_EXERCISE PROMPT_
Set the lines down again exactly, first line through the line that contains "const envelopeTc = [20, 46, 46, 20];", with no pictures.

________

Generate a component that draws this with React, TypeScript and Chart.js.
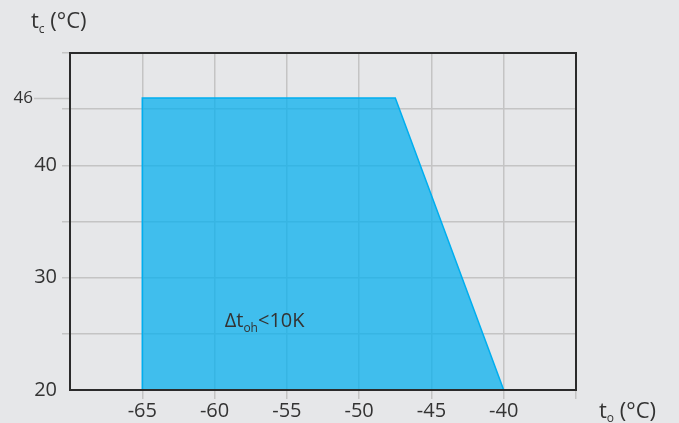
import React, { useEffect, useRef } from 'react';
import { Chart, registerables } from 'chart.js';

Chart.register(...registerables);

// Operating envelope (evaporating t_o vs condensing t_c)
const envelopeTo = [-65, -65, -47.5, -40];
const envelopeTc = [20, 46, 46, 20];

const xRange = [-70, -35];
const yRange = [20, 50];
const xHiddenTicks = [-70, -35];
const yTickLabels = [20, 30, 40];
const markTc = 46;
const noteAt = [-59.3, 26.2];

const FONT = '"Open Sans", "DejaVu Sans", sans-serif';
const TEXT = '#333333';
const GRID = '#c4c4c4';

type Part = [string, number, number];

function drawParts(ctx: CanvasRenderingContext2D, x: number, base: number, parts: Part[]) {
  let cx = x;
  for (const [t, size, dy] of parts) {
    ctx.font = `${size}px ${FONT}`;
    ctx.fillText(t, cx, base + dy);
    cx += ctx.measureText(t).width;
  }
}

const decorPlugin = {
  id: 'decor',
  beforeDraw(chart: any) {
    const ctx = chart.ctx;
    ctx.save();
    ctx.fillStyle = '#e6e7e9';
    ctx.fillRect(0, 0, chart.width, chart.height);
    ctx.restore();
  },
  afterDatasetsDraw(chart: any) {
    const ctx = chart.ctx as CanvasRenderingContext2D;
    const { left, right, top, bottom } = chart.chartArea;
    const xs = chart.scales.x;
    const ys = chart.scales.y;
    ctx.save();
    // plot frame
    ctx.strokeStyle = '#2b2b2b';
    ctx.lineWidth = 2;
    ctx.strokeRect(left, top, right - left, bottom - top);

    // 46 marker
    const y46 = Math.round(ys.getPixelForValue(markTc)) + 0.5;
    ctx.strokeStyle = GRID;
    ctx.lineWidth = 1.5;
    ctx.beginPath();
    ctx.moveTo(34, y46);
    ctx.lineTo(left - 1, y46);
    ctx.stroke();
    ctx.fillStyle = TEXT;
    ctx.font = `17px ${FONT}`;
    ctx.textAlign = 'right';
    ctx.textBaseline = 'middle';
    ctx.fillText(String(markTc), 33, y46);

    // axis titles
    ctx.textAlign = 'left';
    ctx.textBaseline = 'alphabetic';
    drawParts(ctx, 31, 28, [['t', 22, 0], ['c', 12, 5], [' (°C)', 22, 0]]);
    drawParts(ctx, 599, 418, [['t', 22, 0], ['o', 12, 4], [' (°C)', 22, 0]]);

    // note
    const nx = xs.getPixelForValue(noteAt[0]);
    const ny = ys.getPixelForValue(noteAt[1]);
    drawParts(ctx, nx, ny + 7, [['Δt', 20, 0], ['oh', 12, 5], ['<10K', 20, 0]]);
    ctx.restore();
  },
};

export default function App() {
  const ref = useRef<HTMLCanvasElement | null>(null);
  useEffect(() => {
    document.body.style.margin = '0';
    document.body.style.background = '#e6e7e9';
    const chart = new Chart(ref.current as HTMLCanvasElement, {
      type: 'scatter',
      data: {
        datasets: [
          {
            data: envelopeTo.map((x, i) => ({ x, y: envelopeTc[i] })),
            showLine: true,
            fill: 'start',
            backgroundColor: 'rgba(0,174,239,0.72)',
            borderColor: '#00aeef',
            borderWidth: 1.5,
            pointRadius: 0,
            tension: 0,
          },
        ],
      },
      options: {
        animation: false,
        responsive: true,
        maintainAspectRatio: false,
        layout: { padding: { top: 53, right: 103, left: 0, bottom: 0 } },
        plugins: { legend: { display: false }, tooltip: { enabled: false } },
        scales: {
          x: {
            type: 'linear',
            min: xRange[0],
            max: xRange[1],
            border: { display: false },
            grid: {
              color: (c: any) => (c.tick && c.tick.value === xRange[0] ? 'rgba(0,0,0,0)' : GRID),
              lineWidth: 1.5,
              tickLength: 9,
            },
            ticks: {
              stepSize: 5,
              padding: 0,
              color: TEXT,
              font: { family: FONT, size: 20 },
              callback: (v: any) => (xHiddenTicks.includes(Number(v)) ? '' : String(v)),
            },
            afterFit: (s: any) => {
              s.height = 33;
            },
          },
          y: {
            type: 'linear',
            min: yRange[0],
            max: yRange[1],
            border: { display: false },
            grid: {
              color: (c: any) => (c.tick && c.tick.value === yRange[0] ? 'rgba(0,0,0,0)' : GRID),
              lineWidth: 1.5,
              tickLength: 8,
            },
            ticks: {
              stepSize: 5,
              padding: 5,
              color: TEXT,
              font: { family: FONT, size: 20 },
              callback: (v: any) => (yTickLabels.includes(Number(v)) ? String(v) : ''),
            },
            afterFit: (s: any) => {
              s.width = 70;
            },
          },
        },
      },
      plugins: [decorPlugin],
    });
    return () => chart.destroy();
  }, []);
  return (
    <div style={{ position: 'fixed', left: 0, top: 0, width: 679, height: 423, background: '#e6e7e9' }}>
      <canvas ref={ref} />
    </div>
  );
}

________

_TASK ANSWER_
Generate a component that draws this with React, TypeScript and Chart.js.
import React, { useEffect, useRef } from 'react';
import { Chart, registerables } from 'chart.js';

Chart.register(...registerables);

// Operating envelope (evaporating t_o vs condensing t_c)
const envelopeTo = [-65, -65, -47.5, -40];
const envelopeTc = [20, 46, 46, 20];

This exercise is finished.